The proof may be in the user stats. Pinterest’s efforts to improve ad relevance coincided with it setting a record for monthly active users. It boasted 553 million MAUs in Q4, an 11% YOY increase.

Programmatic expansion

Although Pinterest prefers to sell ads directly, Ready said, it has been improving its programmatic offering, including opening its inventory to third-party resellers in Q3.

“We’ve made significant progress in rounding out gaps in our auction, with first-party relationships leading the way exactly as we would hope, and new demand efforts providing a compliment when needed,” he said.

But despite its strong 2024, Pinterest has no plans to rest on its laurels. The company believes it has a lot more headroom for courting performance budgets.

For example, some of Pinterest’s largest advertisers now dedicate 80% of their budgets to lower-funnel campaign objectives, Ready said, “which is up significantly over the last two years and significantly higher than the overall mix of lower-funnel that we see across the business.”
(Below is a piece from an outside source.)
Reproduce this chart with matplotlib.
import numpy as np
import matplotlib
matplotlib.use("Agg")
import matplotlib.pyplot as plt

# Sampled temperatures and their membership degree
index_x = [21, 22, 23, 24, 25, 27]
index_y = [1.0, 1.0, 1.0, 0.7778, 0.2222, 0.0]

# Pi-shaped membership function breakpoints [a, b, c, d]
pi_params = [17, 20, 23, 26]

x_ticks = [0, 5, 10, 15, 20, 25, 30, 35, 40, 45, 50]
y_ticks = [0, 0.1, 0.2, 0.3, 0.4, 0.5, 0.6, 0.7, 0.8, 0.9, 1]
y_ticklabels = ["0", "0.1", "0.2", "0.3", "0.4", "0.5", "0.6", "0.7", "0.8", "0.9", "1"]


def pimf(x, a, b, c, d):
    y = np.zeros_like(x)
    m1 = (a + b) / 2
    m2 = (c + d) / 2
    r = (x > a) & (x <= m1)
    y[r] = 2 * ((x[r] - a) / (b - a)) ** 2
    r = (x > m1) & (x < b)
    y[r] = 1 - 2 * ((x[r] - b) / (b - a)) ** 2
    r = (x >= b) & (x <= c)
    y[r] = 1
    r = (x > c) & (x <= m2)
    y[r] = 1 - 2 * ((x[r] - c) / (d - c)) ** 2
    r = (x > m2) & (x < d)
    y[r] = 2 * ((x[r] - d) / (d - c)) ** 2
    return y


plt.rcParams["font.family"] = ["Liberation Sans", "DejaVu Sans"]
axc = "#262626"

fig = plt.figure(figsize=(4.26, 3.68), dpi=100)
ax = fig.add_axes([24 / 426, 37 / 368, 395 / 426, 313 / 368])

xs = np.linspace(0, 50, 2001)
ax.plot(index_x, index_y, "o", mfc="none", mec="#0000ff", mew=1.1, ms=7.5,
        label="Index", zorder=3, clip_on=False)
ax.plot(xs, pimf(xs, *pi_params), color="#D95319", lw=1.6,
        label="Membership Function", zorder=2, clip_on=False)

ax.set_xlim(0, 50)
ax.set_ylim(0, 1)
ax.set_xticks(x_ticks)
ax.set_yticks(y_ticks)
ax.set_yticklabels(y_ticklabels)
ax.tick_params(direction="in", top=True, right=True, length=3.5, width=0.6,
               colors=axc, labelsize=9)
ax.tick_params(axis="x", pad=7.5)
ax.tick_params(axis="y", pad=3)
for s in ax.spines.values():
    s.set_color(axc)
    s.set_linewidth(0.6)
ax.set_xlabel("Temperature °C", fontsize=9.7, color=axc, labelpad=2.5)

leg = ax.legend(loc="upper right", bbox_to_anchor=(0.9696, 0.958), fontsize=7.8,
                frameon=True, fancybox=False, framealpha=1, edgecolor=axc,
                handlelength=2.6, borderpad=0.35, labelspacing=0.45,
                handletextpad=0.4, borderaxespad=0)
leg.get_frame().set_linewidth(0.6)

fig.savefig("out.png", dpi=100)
Pinterest is already seeing more performance budgets come in from its second tier of advertisers, and it sees more room to improve in this regard going forward, Ready added.

And Ready emphasized that it’s still early days for many of Pinterest’s new lower-funnel products, like Performance+. “I wouldn’t think of them as one-off launches,” he said. “They have compounding effects over not just multiple quarters, but multiple years.”

Clearly, Pinterest is pinning its hopes on performance.

“As we look forward, we’re not changing our strategy,” Ready said. “We’re doubling down, and there’s still a lot more yield from these various efforts as they continue to mature.”